Thanks for a great package!
Sam
-----Original Message-----
From: Whit Armstrong [mailto:armstrong.whit at gmail.com]
Sent: 19 December 2011 16:15
To: Watson, Samuel
Cc: rcpp-devel at r-forge.wu-wien.ac.at
Subject: Re: [Rcpp-devel] CppBugs vs WinBugs
Not sure.
You might have a look at what compiler options are used for the inline cpp function.
If you are not using O2, then that could be a big difference, but I'm not sure it would drop the time from 10s to 2.8s.
-Whit
On Mon, Dec 19, 2011 at 11:04 AM, Watson, Samuel <S.I.Watson at warwick.ac.uk> wrote:
> Hi Whit,
>
> Many thanks for your reply, my apologies for those mistakes in that code, I actually had just noticed them myself.
> I amended the mistakes you mentioned, for example I have included the
> line
>
> group -= 1;
>
> in the run.model.cpp function.
>
> Here are the results with your suggested changes:
>
> system.time(radon.test<-jags(radon.data,radon.inits,radon.param,model.
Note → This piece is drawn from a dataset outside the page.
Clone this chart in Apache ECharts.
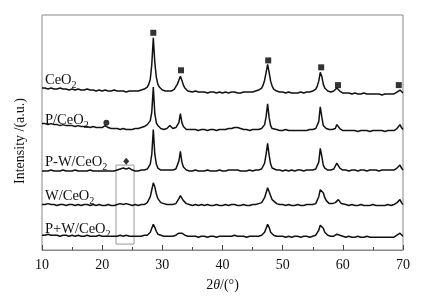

> file=model.file,n.chains=1,n.iter=20000,working.directory=getwd(),n.th
> in=5))
> user system elapsed
> 11.03 0.00 11.12
>
> system.time(res<-radon.model(GR=county22,lev=log.radon2,basm=floor2,it
> erations=1e4L,burn=1e4L,adapt=1e3L,thin=5L))
> user system elapsed
> 10.86 0.00 10.86
>
> If I set adapt=2e2L I still get 9.14 seconds. The model is definitely producing the correct answer (as compared to WinBUGS and jags), so I can't work out why I can't an equivalent speed to you.
> Would you have any other recommendations of things that could be slowing the model down?
>
> I am running Windows 7 Enterprise on Intel Core i7-2600 @ 3.4 GHz w/
> 8GB DDR3 RAM
>
> Many thanks,
> Sam Watson
>
> -----Original Message-----
> From: Whit Armstrong [mailto:armstrong.whit at gmail.com]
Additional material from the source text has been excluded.